(Rows from a dataset of charts and code)
begin

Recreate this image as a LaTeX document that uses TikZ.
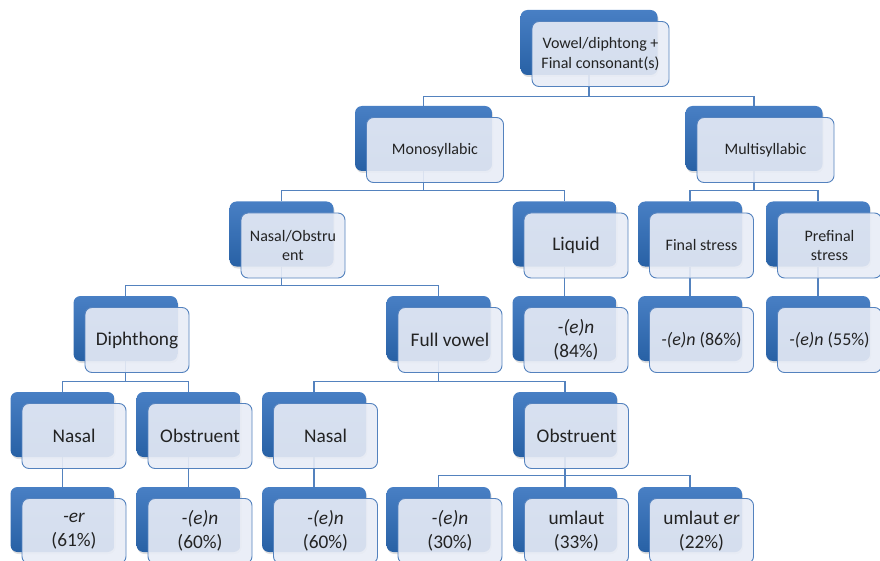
\documentclass[tikz,border=0pt]{standalone}
\usepackage{fontspec}
\setmainfont{Carlito}
\usetikzlibrary{shadows}
\pgfdeclarelayer{background}
\pgfsetlayers{background,main}
\definecolor{lineblue}{RGB}{84,130,190}
\definecolor{backtop}{RGB}{72,127,196}
\definecolor{backbot}{RGB}{40,97,165}
\definecolor{frontfill}{RGB}{232,236,246}
\definecolor{txt}{RGB}{35,35,35}
\tikzset{
 backbox/.style={rounded corners=7pt, minimum height=65pt, inner sep=0pt, top color=backtop, bottom color=backbot, draw=none,
   drop shadow={opacity=0.25, shadow xshift=1pt, shadow yshift=-2pt}},
 frontbox/.style={rounded corners=7pt, minimum height=65pt, inner sep=1pt, fill=frontfill, fill opacity=0.9, text opacity=1,
   draw=lineblue, line width=0.9pt, text=txt, align=center},
 small/.style={font=\fontsize{16}{19.5}\selectfont},
 big/.style={font=\fontsize{19.3}{24.5}\selectfont},
 mid/.style={font=\fontsize{18}{22}\selectfont},
 conn/.style={draw=lineblue, line width=1.1pt},
 wide/.style={minimum width=137pt},
 narrow/.style={minimum width=104pt},
}
\begin{document}
\begin{tikzpicture}[x=1pt,y=-1pt]
\useasboundingbox (0,0) rectangle (880,561);
\clip (0,0) rectangle (880,561);
% back boxes
\node[backbox,wide] (rootb) at (589,42.5) {};
\node[backbox,wide] (monob) at (423.5,138.5) {};
\node[backbox,wide] (multib) at (754,138.5) {};
\node[backbox,narrow] (nasob) at (281.5,234) {};
\node[backbox,narrow] (liqb) at (564.5,234) {};
\node[backbox,narrow] (finb) at (690,234) {};
\node[backbox,narrow] (preb) at (818,234) {};
\node[backbox,narrow] (diphb) at (125.5,328.5) {};
\node[backbox,narrow] (fullb) at (438.5,328.5) {};
\node[backbox,narrow] (leightyfourb) at (564.5,328.5) {};
\node[backbox,narrow] (leightysixb) at (690,328.5) {};
\node[backbox,narrow] (lfiftyfiveb) at (818,328.5) {};
\node[backbox,narrow] (nasab) at (62.5,424.5) {};
\node[backbox,narrow] (obsab) at (188.5,424.5) {};
\node[backbox,narrow] (nasbb) at (314,424.5) {};
\node[backbox,narrow] (obsbb) at (565,424.5) {};
\node[backbox,narrow] (rsixtyoneb) at (62.5,519.5) {};
\node[backbox,narrow] (rsixtyab) at (188.5,519.5) {};
\node[backbox,narrow] (rsixtybb) at (314,519.5) {};
\node[backbox,narrow] (rthirtyb) at (438.5,519.5) {};
\node[backbox,narrow] (rthirtythreeb) at (565,519.5) {};
\node[backbox,narrow] (rtwentytwob) at (690,519.5) {};
% front boxes
\node[frontbox,wide,small] (root) at ([shift={(11.5,11.5)}]rootb.center) {Vowel/diphtong +\\Final consonant(s)};
\node[frontbox,wide,small] (mono) at ([shift={(11.5,11.5)}]monob.center) {Monosyllabic};
\node[frontbox,wide,small] (multi) at ([shift={(11.5,11.5)}]multib.center) {Multisyllabic};
\node[frontbox,narrow,small] (naso) at ([shift={(11.5,11.5)}]nasob.center) {Nasal/Obstru\\ent};
\node[frontbox,narrow,big] (liq) at ([shift={(11.5,11.5)}]liqb.center) {Liquid};
\node[frontbox,narrow,small] (fin) at ([shift={(11.5,11.5)}]finb.center) {Final stress};
\node[frontbox,narrow,small] (pre) at ([shift={(11.5,11.5)}]preb.center) {Prefinal\\stress};
\node[frontbox,narrow,big] (diph) at ([shift={(11.5,11.5)}]diphb.center) {Diphthong};
\node[frontbox,narrow,big] (full) at ([shift={(11.5,11.5)}]fullb.center) {Full vowel};
\node[frontbox,narrow,big] (leightyfour) at ([shift={(11.5,11.5)}]leightyfourb.center) {\textit{-(e)n}\\(84\%)};
\node[frontbox,narrow,mid] (leightysix) at ([shift={(11.5,11.5)}]leightysixb.center) {\textit{-(e)n} (86\%)};
\node[frontbox,narrow,mid] (lfiftyfive) at ([shift={(11.5,11.5)}]lfiftyfiveb.center) {\textit{-(e)n} (55\%)};
\node[frontbox,narrow,big] (nasa) at ([shift={(11.5,11.5)}]nasab.center) {Nasal};
\node[frontbox,narrow,big] (obsa) at ([shift={(11.5,11.5)}]obsab.center) {Obstruent};
\node[frontbox,narrow,big] (nasb) at ([shift={(11.5,11.5)}]nasbb.center) {Nasal};
\node[frontbox,narrow,big] (obsb) at ([shift={(11.5,11.5)}]obsbb.center) {Obstruent};
\node[frontbox,narrow,big] (rsixtyone) at ([shift={(11.5,11.5)}]rsixtyoneb.center) {\textit{-er}\\(61\%)};
\node[frontbox,narrow,big] (rsixtya) at ([shift={(11.5,11.5)}]rsixtyab.center) {\textit{-(e)n}\\(60\%)};
\node[frontbox,narrow,big] (rsixtyb) at ([shift={(11.5,11.5)}]rsixtybb.center) {\textit{-(e)n}\\(60\%)};
\node[frontbox,narrow,big] (rthirty) at ([shift={(11.5,11.5)}]rthirtyb.center) {\textit{-(e)n}\\(30\%)};
\node[frontbox,narrow,big] (rthirtythree) at ([shift={(11.5,11.5)}]rthirtythreeb.center) {umlaut\\(33\%)};
\node[frontbox,narrow,big] (rtwentytwo) at ([shift={(11.5,11.5)}]rtwentytwob.center) {umlaut \textit{er}\\(22\%)};
% connectors
\begin{pgfonlayer}{background}
\draw[conn] (rootb.south) -- ++(0,22);
\draw[conn] (monob.north) -- ++(0,-9) -| (multib.north);
\draw[conn] (monob.south) -- ++(0,20);
\draw[conn] (nasob.north) -- ++(0,-10.5) -| (liqb.north);
\draw[conn] (multib.south) -- ++(0,20);
\draw[conn] (finb.north) -- ++(0,-10.5) -| (preb.north);
\draw[conn] (nasob.south) -- ++(0,19.5);
\draw[conn] (diphb.north) -- ++(0,-10.5) -| (fullb.north);
\draw[conn] (liqb.south) -- (leightyfourb.north);
\draw[conn] (finb.south) -- (leightysixb.north);
\draw[conn] (preb.south) -- (lfiftyfiveb.north);
\draw[conn] (diphb.south) -- ++(0,21);
\draw[conn] (nasab.north) -- ++(0,-10.5) -| (obsab.north);
\draw[conn] (fullb.south) -- ++(0,21);
\draw[conn] (nasbb.north) -- ++(0,-10.5) -| (obsbb.north);
\draw[conn] (nasab.south) -- (rsixtyoneb.north);
\draw[conn] (obsab.south) -- (rsixtyab.north);
\draw[conn] (nasbb.south) -- (rsixtybb.north);
\draw[conn] (obsbb.south) -- ++(0,19);
\draw[conn] (rthirtyb.north) -- ++(0,-11) -| (rtwentytwob.north);
\draw[conn] (rthirtythreeb.north) -- ++(0,-11);
\end{pgfonlayer}
\end{tikzpicture}
\end{document}
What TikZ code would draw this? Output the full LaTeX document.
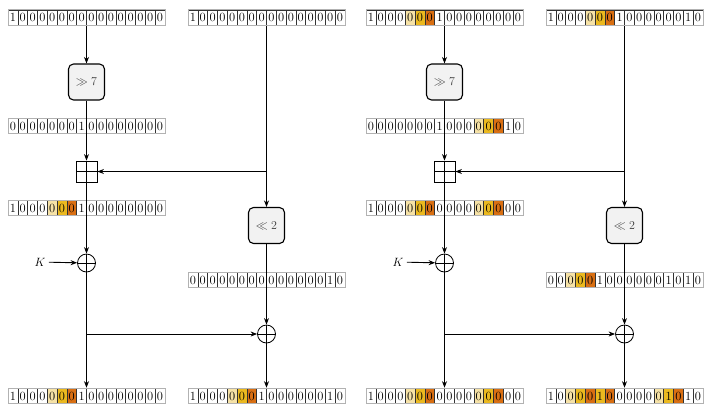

end

=== Short problem ===
Transcribe the entries above verbatim, omitting their pictures.

=== Answer to the problem ===
Recreate this image as a LaTeX document that uses TikZ.
\documentclass[tikz,border=0pt]{standalone}
\usepackage{fontspec}
\setmainfont{Carlito}
\usetikzlibrary{shadows}
\pgfdeclarelayer{background}
\pgfsetlayers{background,main}
\definecolor{lineblue}{RGB}{84,130,190}
\definecolor{backtop}{RGB}{72,127,196}
\definecolor{backbot}{RGB}{40,97,165}
\definecolor{frontfill}{RGB}{232,236,246}
\definecolor{txt}{RGB}{35,35,35}
\tikzset{
 backbox/.style={rounded corners=7pt, minimum height=65pt, inner sep=0pt, top color=backtop, bottom color=backbot, draw=none,
   drop shadow={opacity=0.25, shadow xshift=1pt, shadow yshift=-2pt}},
 frontbox/.style={rounded corners=7pt, minimum height=65pt, inner sep=1pt, fill=frontfill, fill opacity=0.9, text opacity=1,
   draw=lineblue, line width=0.9pt, text=txt, align=center},
 small/.style={font=\fontsize{16}{19.5}\selectfont},
 big/.style={font=\fontsize{19.3}{24.5}\selectfont},
 mid/.style={font=\fontsize{18}{22}\selectfont},
 conn/.style={draw=lineblue, line width=1.1pt},
 wide/.style={minimum width=137pt},
 narrow/.style={minimum width=104pt},
}
\begin{document}
\begin{tikzpicture}[x=1pt,y=-1pt]
\useasboundingbox (0,0) rectangle (880,561);
\clip (0,0) rectangle (880,561);
% back boxes
\node[backbox,wide] (rootb) at (589,42.5) {};
\node[backbox,wide] (monob) at (423.5,138.5) {};
\node[backbox,wide] (multib) at (754,138.5) {};
\node[backbox,narrow] (nasob) at (281.5,234) {};
\node[backbox,narrow] (liqb) at (564.5,234) {};
\node[backbox,narrow] (finb) at (690,234) {};
\node[backbox,narrow] (preb) at (818,234) {};
\node[backbox,narrow] (diphb) at (125.5,328.5) {};
\node[backbox,narrow] (fullb) at (438.5,328.5) {};
\node[backbox,narrow] (leightyfourb) at (564.5,328.5) {};
\node[backbox,narrow] (leightysixb) at (690,328.5) {};
\node[backbox,narrow] (lfiftyfiveb) at (818,328.5) {};
\node[backbox,narrow] (nasab) at (62.5,424.5) {};
\node[backbox,narrow] (obsab) at (188.5,424.5) {};
\node[backbox,narrow] (nasbb) at (314,424.5) {};
\node[backbox,narrow] (obsbb) at (565,424.5) {};
\node[backbox,narrow] (rsixtyoneb) at (62.5,519.5) {};
\node[backbox,narrow] (rsixtyab) at (188.5,519.5) {};
\node[backbox,narrow] (rsixtybb) at (314,519.5) {};
\node[backbox,narrow] (rthirtyb) at (438.5,519.5) {};
\node[backbox,narrow] (rthirtythreeb) at (565,519.5) {};
\node[backbox,narrow] (rtwentytwob) at (690,519.5) {};
% front boxes
\node[frontbox,wide,small] (root) at ([shift={(11.5,11.5)}]rootb.center) {Vowel/diphtong +\\Final consonant(s)};
\node[frontbox,wide,small] (mono) at ([shift={(11.5,11.5)}]monob.center) {Monosyllabic};
\node[frontbox,wide,small] (multi) at ([shift={(11.5,11.5)}]multib.center) {Multisyllabic};
\node[frontbox,narrow,small] (naso) at ([shift={(11.5,11.5)}]nasob.center) {Nasal/Obstru\\ent};
\node[frontbox,narrow,big] (liq) at ([shift={(11.5,11.5)}]liqb.center) {Liquid};
\node[frontbox,narrow,small] (fin) at ([shift={(11.5,11.5)}]finb.center) {Final stress};
\node[frontbox,narrow,small] (pre) at ([shift={(11.5,11.5)}]preb.center) {Prefinal\\stress};
\node[frontbox,narrow,big] (diph) at ([shift={(11.5,11.5)}]diphb.center) {Diphthong};
\node[frontbox,narrow,big] (full) at ([shift={(11.5,11.5)}]fullb.center) {Full vowel};
\node[frontbox,narrow,big] (leightyfour) at ([shift={(11.5,11.5)}]leightyfourb.center) {\textit{-(e)n}\\(84\%)};
\node[frontbox,narrow,mid] (leightysix) at ([shift={(11.5,11.5)}]leightysixb.center) {\textit{-(e)n} (86\%)};
\node[frontbox,narrow,mid] (lfiftyfive) at ([shift={(11.5,11.5)}]lfiftyfiveb.center) {\textit{-(e)n} (55\%)};
\node[frontbox,narrow,big] (nasa) at ([shift={(11.5,11.5)}]nasab.center) {Nasal};
\node[frontbox,narrow,big] (obsa) at ([shift={(11.5,11.5)}]obsab.center) {Obstruent};
\node[frontbox,narrow,big] (nasb) at ([shift={(11.5,11.5)}]nasbb.center) {Nasal};
\node[frontbox,narrow,big] (obsb) at ([shift={(11.5,11.5)}]obsbb.center) {Obstruent};
\node[frontbox,narrow,big] (rsixtyone) at ([shift={(11.5,11.5)}]rsixtyoneb.center) {\textit{-er}\\(61\%)};
\node[frontbox,narrow,big] (rsixtya) at ([shift={(11.5,11.5)}]rsixtyab.center) {\textit{-(e)n}\\(60\%)};
\node[frontbox,narrow,big] (rsixtyb) at ([shift={(11.5,11.5)}]rsixtybb.center) {\textit{-(e)n}\\(60\%)};
\node[frontbox,narrow,big] (rthirty) at ([shift={(11.5,11.5)}]rthirtyb.center) {\textit{-(e)n}\\(30\%)};
\node[frontbox,narrow,big] (rthirtythree) at ([shift={(11.5,11.5)}]rthirtythreeb.center) {umlaut\\(33\%)};
\node[frontbox,narrow,big] (rtwentytwo) at ([shift={(11.5,11.5)}]rtwentytwob.center) {umlaut \textit{er}\\(22\%)};
% connectors
\begin{pgfonlayer}{background}
\draw[conn] (rootb.south) -- ++(0,22);
\draw[conn] (monob.north) -- ++(0,-9) -| (multib.north);
\draw[conn] (monob.south) -- ++(0,20);
\draw[conn] (nasob.north) -- ++(0,-10.5) -| (liqb.north);
\draw[conn] (multib.south) -- ++(0,20);
\draw[conn] (finb.north) -- ++(0,-10.5) -| (preb.north);
\draw[conn] (nasob.south) -- ++(0,19.5);
\draw[conn] (diphb.north) -- ++(0,-10.5) -| (fullb.north);
\draw[conn] (liqb.south) -- (leightyfourb.north);
\draw[conn] (finb.south) -- (leightysixb.north);
\draw[conn] (preb.south) -- (lfiftyfiveb.north);
\draw[conn] (diphb.south) -- ++(0,21);
\draw[conn] (nasab.north) -- ++(0,-10.5) -| (obsab.north);
\draw[conn] (fullb.south) -- ++(0,21);
\draw[conn] (nasbb.north) -- ++(0,-10.5) -| (obsbb.north);
\draw[conn] (nasab.south) -- (rsixtyoneb.north);
\draw[conn] (obsab.south) -- (rsixtyab.north);
\draw[conn] (nasbb.south) -- (rsixtybb.north);
\draw[conn] (obsbb.south) -- ++(0,19);
\draw[conn] (rthirtyb.north) -- ++(0,-11) -| (rtwentytwob.north);
\draw[conn] (rthirtythreeb.north) -- ++(0,-11);
\end{pgfonlayer}
\end{tikzpicture}
\end{document}
What TikZ code would draw this? Output the full LaTeX document.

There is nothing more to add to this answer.